Now, in all fairness, standing in front of a class of five-year olds is not the place to go into this. And, even though I’ve known her the better part of a quarter century, we’re not the closest of friends and I’m not her confidant - there are others whom I know are there for her. But that needn’t stop me from praying.
I often think that, were Jesus here in the flesh today, one of His biggest beefs with the modern church (the modern world, in general) is near-idolization of personal privacy coupled with egos that won’t admit need. These things have led us to schizophrenic lives, filled with the pressure to appear well manicured even while we wallow in despair and hopelessness underneath the thin veneer. But it leaves us with the quandary of how to help those who won’t admit the need for help. Encountering my friend, knowing something of her secret problems, has raised within me the desire to be more proactive about these things.
I want to go behind the mask; and I thing God has wanted us to do this all along. Beginning with the first recorded sins we find excuses for ignorance that fall flat on holy ears - Cain’s complaint that he is not his brother’s keeper is both a diversion from the truth and an excuse for his feigned ignorance. And we see throughout scripture that we are to be a community, involved in one another’s lives and sharing our needs and joys. But when things get too personal, or when it seems we might no long fit in were a situation revealed, we quite easily close up and shut out that community intended for our help and comfort. So I want to see beyond the masks that we wear, to know when (and how) to help. Not in a nosy, gossipy way, and not so that I can hold things against people; I want to be able to help as I can, ans especially to pray for them.

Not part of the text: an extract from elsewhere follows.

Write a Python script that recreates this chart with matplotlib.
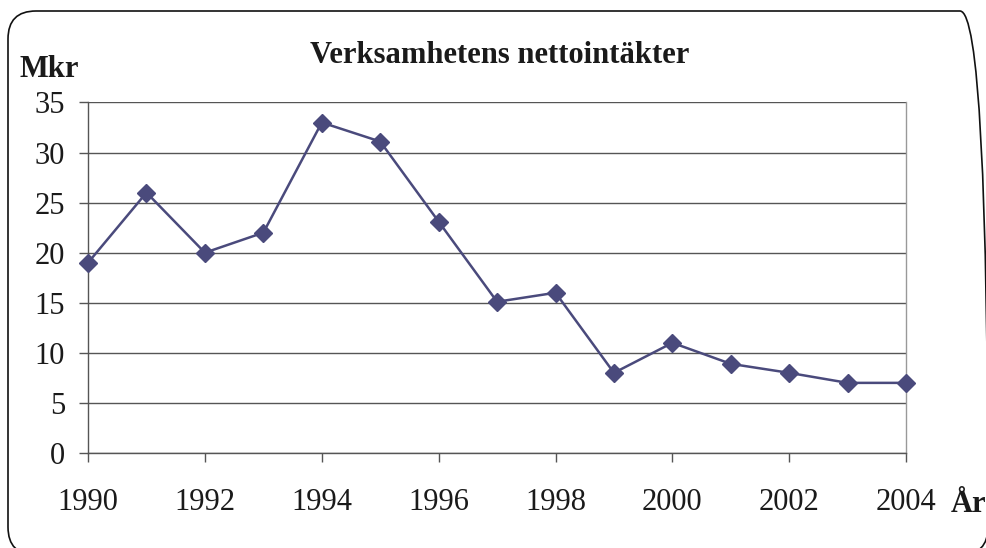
"""
Verksamhetens nettointäkter 1990-2004
"""
import matplotlib
matplotlib.use('Agg')
import matplotlib.pyplot as plt
from matplotlib.patches import FancyBboxPatch


# data
years = [1990, 1991, 1992, 1993, 1994, 1995, 1996, 1997,
         1998, 1999, 2000, 2001, 2002, 2003, 2004]
mkr = [19, 26, 20, 22, 33, 31.1, 23.1, 15.1,
       16, 8, 11, 8.9, 8, 7, 7]
x_ticks = [1990, 1992, 1994, 1996, 1998, 2000, 2002, 2004]
y_ticks = [0, 5, 10, 15, 20, 25, 30, 35]

title = 'Verksamhetens nettointäkter'
y_unit = 'Mkr'
x_unit = 'År'

LINE_COLOR = '#4a4a7c'
GRID_COLOR = '#555555'


def run():
    plt.rcParams['font.family'] = ['Liberation Serif', 'DejaVu Serif']

    fig = plt.figure(figsize=(9.86, 5.48), dpi=100)
    ax = fig.add_axes([0.0893, 0.1734, 0.919 - 0.0893, 0.813 - 0.1734])

    # rounded frame round the whole chart, in inches so corners stay round
    # (bottom and right edge run a bit off the picture like in the original)
    frame = FancyBboxPatch(
        (0.08, -0.07), 9.80, 5.44,
        boxstyle='round,pad=0,rounding_size=0.28',
        transform=fig.dpi_scale_trans, fill=False,
        edgecolor='#111111', linewidth=1.2)
    fig.patches.append(frame)

    ax.plot(years, mkr, color=LINE_COLOR, linewidth=1.8,
            marker='D', markersize=9, markeredgecolor=LINE_COLOR,
            markerfacecolor=LINE_COLOR, clip_on=False, zorder=3)

    ax.set_xlim(years[0], years[-1])
    ax.set_ylim(y_ticks[0], y_ticks[-1])
    ax.set_xticks(x_ticks)
    ax.set_yticks(y_ticks)
    ax.set_xticklabels([str(t) for t in x_ticks])

    # horizontal grid only
    ax.yaxis.grid(True, color=GRID_COLOR, linewidth=1.0)
    ax.set_axisbelow(True)

    for side in ['top', 'right', 'left', 'bottom']:
        ax.spines[side].set_color(GRID_COLOR)
        ax.spines[side].set_linewidth(1.0)
    ax.spines['top'].set_visible(False)
    ax.spines['right'].set_color('#999999')

    ax.tick_params(axis='both', direction='out', length=6.5,
                   width=1.0, color=GRID_COLOR,
                   labelsize=22, labelcolor='#1a1a1a')
    ax.tick_params(axis='y', pad=10)
    ax.tick_params(axis='x', pad=19)

    fig.text(500 / 986, 1 - 63 / 548, title, ha='center', va='baseline',
             fontsize=22, fontweight='bold', color='#1a1a1a')
    fig.text(20 / 986, 1 - 77 / 548, y_unit, ha='left', va='baseline',
             fontsize=22, fontweight='bold', color='#1a1a1a')
    fig.text(951 / 986, 1 - 512 / 548, x_unit, ha='left', va='baseline',
             fontsize=22, fontweight='bold', color='#1a1a1a')

    fig.savefig('out.png', dpi=100)


if __name__ == '__main__':
    run()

If the least I can do is to pray for a person, then I believe I truly done a lot. Perhaps if more of us (myself included) did not politely look the other way but took active interest in lives - especially in praying for those lives - then we would see a different world. Often, a lot more than prayer can be offered without much effort. Lives can be changed, hearts healed, and people given hope. All by seeing through a mask.
Be willing to look beyond the mask, to see the needs in lives, and do what you can for them.


I can really relate to this post, on two different levels. On one hand, I know that I have been that person with the mask on, with held, and putting on that smile, when things are just not going well.
I’m also on the other side of that, living in a community of people, who want to know and be involved in everything that those around them are doing, but don’t share the big things going on in their lives, good or bad. It’s frustrating, because it’s impossible to be close, help, or really feel considered a part of the community, when they are not including us in their lives, yet they claim that we are a community, and their friends. It makes me wonder if it’s a pride issue, that they think they can handle all and everything going on in their lives, and don’t need anybody, or if they feel like none of us would want to know. (which isn’t true) I really have felt that it’s a superficial relationship for that reason. When on the other hand, other people in the community and us, share what is going on in our lives from mundane to big things. It creates closeness, and real ness.